Caught by the River

The River at my Side

30th May 2015

DSC02871Beck Mickle Ing woods

by Karen Lloyd

A river is many things to many people, but to me there is an extra quality to the rivers that have their birth in the mountains of Cumbria, and it is to one particular river that I find myself drawn time after time.

*

We bought our house in Kendal because of the view. Coming over from urban Gateshead and looking at this house with its view of those mountains, the birthplace of the River Kent, the decision seemed to make itself. It was only once we watched the removals men hefting box after box and sofas and beds out of the van and up the path that we realised the house was rather smaller than we remembered, so much had we been beguiled by the view.

The mountains of Kentmere are our barometer. Pulling back the curtains we can see winter’s first rimy frostings on the summits of Froswick, Ill Bell and Yoke, and later, when winter is properly underway, the first snow.
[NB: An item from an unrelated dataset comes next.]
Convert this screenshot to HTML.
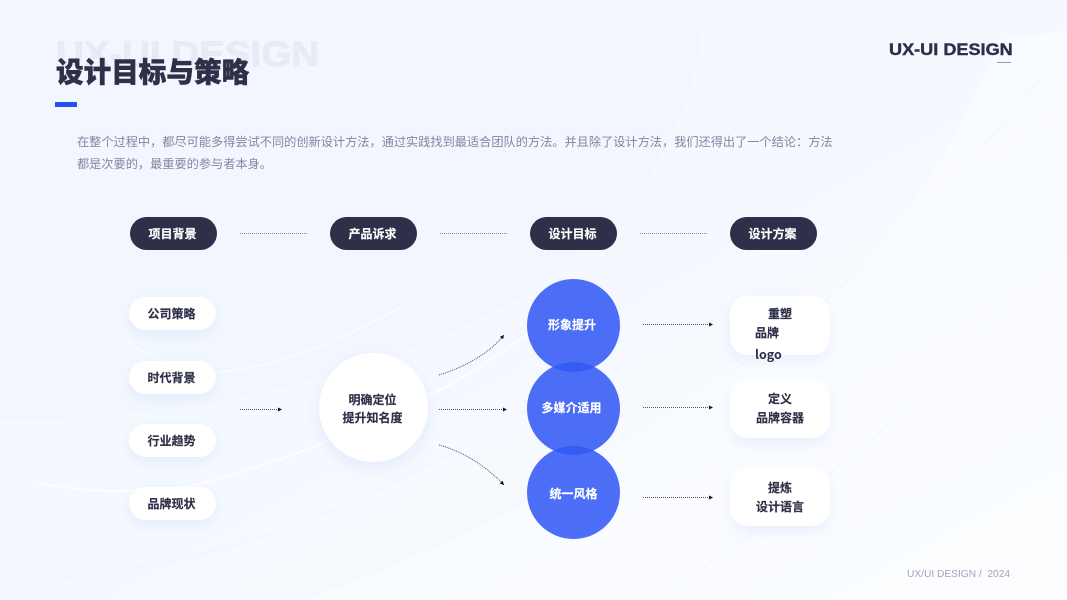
<!DOCTYPE html>
<html lang="zh"><head><meta charset="utf-8"><style>
html,body{margin:0;padding:0}
#p{position:relative;width:1067px;height:600px;overflow:hidden;background:#f5f8ff;font-family:"Liberation Sans","Noto Sans CJK SC",sans-serif}
#p>svg{position:absolute;left:0;top:0}
.t{position:absolute;white-space:nowrap;line-height:1}
.b{position:absolute;display:flex;align-items:center;justify-content:center;text-align:center;font-size:12px;font-weight:700;box-sizing:border-box;line-height:19px;padding:2px 2px 0 0;-webkit-text-stroke:.15px currentColor}
.d{background:#2e2f48;color:#fff;width:87px;height:33px;top:217px;border-radius:17px}
.w{background:#fff;color:#2e2f48;width:87px;height:33px;left:129px;border-radius:17px;box-shadow:0 5px 12px rgba(120,150,235,.12)}
.c{background:rgba(50,88,245,.87);color:#fff;width:93px;height:93px;left:527px;border-radius:50%}
.r{background:#fff;color:#2e2f48;width:100px;height:59px;left:730px;border-radius:18px;box-shadow:0 6px 14px rgba(120,150,235,.12)}
</style></head><body><div id="p">
<svg width="1067" height="600" viewBox="0 0 1067 600" fill="none">
<defs>
<linearGradient id="g" x1="0" y1="0" x2="1" y2="1"><stop offset="0" stop-color="#f4f8fe"/><stop offset=".45" stop-color="#f4f8ff"/><stop offset="1" stop-color="#fbfdff"/></linearGradient>
<marker id="a" markerWidth="5" markerHeight="5" refX="4" refY="2" orient="auto" markerUnits="userSpaceOnUse"><path d="M0 0L4 2L0 4Z" fill="#111"/></marker>
</defs>
<rect width="1067" height="600" fill="url(#g)"/>
<path d="M0 0H705C695 130 640 215 530 292C400 370 200 420 0 420Z" fill="#f0f5ff" opacity=".5"/>
<path d="M1067 30L1000 40C950 160 890 240 830 290C760 350 650 430 530 500C420 560 340 590 290 600H1067Z" fill="#fbfdff" opacity=".5"/>
<path d="M120 335C150 362 190 372 220 372C290 365 350 335 405 305" stroke="#fff" stroke-width="1.5" opacity=".55"/>
<path d="M35 482C90 494 150 493 190 486C280 465 370 425 430 395C470 375 505 350 534 330" stroke="#fff" stroke-width="2" opacity=".75"/>
<path d="M50 578C180 570 300 530 420 470C480 440 510 420 534 405C590 365 620 345 640 325" stroke="#eef4fd" stroke-width="1"/>
<path d="M300 600C380 570 470 530 534 495M720 380C850 290 950 190 1040 80" stroke="#f1f5fe" stroke-width="1"/>
<path d="M655 600C760 530 900 430 1010 305" stroke="#f2f6fe" stroke-width="1"/>
<g stroke="#555" stroke-width="1" stroke-dasharray="1 1">
<path d="M240 233.500H308M440 233.500H508M640 233.500H708" stroke="#888"/>
<path d="M240 409.500H282" marker-end="url(#a)"/>
<path d="M439 409.500H507" marker-end="url(#a)"/>
<path d="M439 375C470 365 490 352 504 335" marker-end="url(#a)"/>
<path d="M439 445C465 452 488 468 504 485" marker-end="url(#a)"/>
<path d="M643 324.500H713" marker-end="url(#a)"/>
<path d="M643 407.500H713" marker-end="url(#a)"/>
<path d="M643 497.500H713" marker-end="url(#a)"/>
</g>
</svg>
<div class="t" style="left:56px;top:37px;font-size:35px;font-weight:700;color:#444;opacity:.06;transform:scaleX(1.1);transform-origin:0 0;-webkit-text-stroke:1px #444">UX-UI DESIGN</div>
<div class="t" style="left:56px;top:59px;font-size:27.600px;font-weight:900;color:#2e2f48;-webkit-text-stroke:.5px #2e2f48">设计目标与策略</div>
<div style="position:absolute;left:55px;top:102px;width:22px;height:5px;background:#2a4ff0"></div>
<div class="t" style="left:77px;top:131px;font-size:12.200px;color:#85859f;line-height:22px">在整个过程中，都尽可能多得尝试不同的创新设计方法，通过实践找到最适合团队的方法。并且除了设计方法，我们还得出了一个结论：方法<br>都是次要的，最重要的参与者本身。</div>
<div class="t" style="left:889px;top:41px;font-size:17px;font-weight:700;color:#2e2f48;transform:scaleX(1.065);transform-origin:0 0;-webkit-text-stroke:.4px #2e2f48">UX-UI DESIGN</div>
<div style="position:absolute;left:997px;top:62px;width:14px;height:1px;background:#9a9aa8"></div>
<div class="t" style="left:907px;top:570px;font-size:10.200px;color:#a3a3b8">UX/UI DESIGN /&nbsp; 2024</div>

<div class="b d" style="left:130px">项目背景</div>
<div class="b d" style="left:330px">产品诉求</div>
<div class="b d" style="left:530px">设计目标</div>
<div class="b d" style="left:730px">设计方案</div>

<div class="b w" style="top:297px">公司策略</div>
<div class="b w" style="top:361px">时代背景</div>
<div class="b w" style="top:424px">行业趋势</div>
<div class="b w" style="top:487px">品牌现状</div>

<div class="b" style="left:319px;top:353px;width:109px;height:109px;border-radius:50%;background:#fff;color:#2e2f48;line-height:18px;padding-top:3px;box-shadow:0 6px 16px rgba(120,150,235,.14)">明确定位<br>提升知名度</div>

<div class="b c" style="top:279px;padding:0 3px 0 0">形象提升</div>
<div class="b c" style="top:362px;padding:0 4px 0 0">多媒介适用</div>
<div class="b c" style="top:446px;padding:4px 0 0 0">统一风格</div>

<div class="b r" style="top:296px"></div>
<div class="t" style="left:768px;top:308px;font-size:12px;font-weight:700;color:#2e2f48;-webkit-text-stroke:.15px #2e2f48">重塑</div>
<div class="t" style="left:755px;top:327px;font-size:12px;font-weight:700;color:#2e2f48;-webkit-text-stroke:.15px #2e2f48">品牌</div>
<div class="t" style="left:755px;top:348px;font-size:12.500px;font-weight:700;font-family:'Noto Sans CJK SC',sans-serif;color:#2e2f48">logo</div>
<div class="b r" style="top:379px;padding:1px 0 0 0">定义<br>品牌容器</div>
<div class="b r" style="top:467px;padding:2px 0 0 0">提炼<br>设计语言</div>
</div></body></html>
We can see the high ground greening up in spring and summer, and be beguiled by the setting equinoctial sun; closing the curtains at the end of a high summer day, but staying a few moments to watch the last light fade from a roseate glow to a vibrant, crystalline blue.

I’d been brought up across Morecambe Bay in Ulverston and hadn’t properly left until my thirties. I left single and returned with a family. And so the river that issues from these hills has special significance in our lives; we cross it numerous times in our comings and goings and walk beside it on our way into town. A fifteen minute climb up the fell behind the house and the shape the River Kent makes within the landscape is visible; the valley head, the kink of the upper valley and the arm of crags and woodland where the river turns south. On the old back road to Staveley the Kent passes close to a litany of woods; Dorothy Farrer’s Woods, Spring Hagg, Mike’s Wood, Beck Mickle Ing and Craggy Woods.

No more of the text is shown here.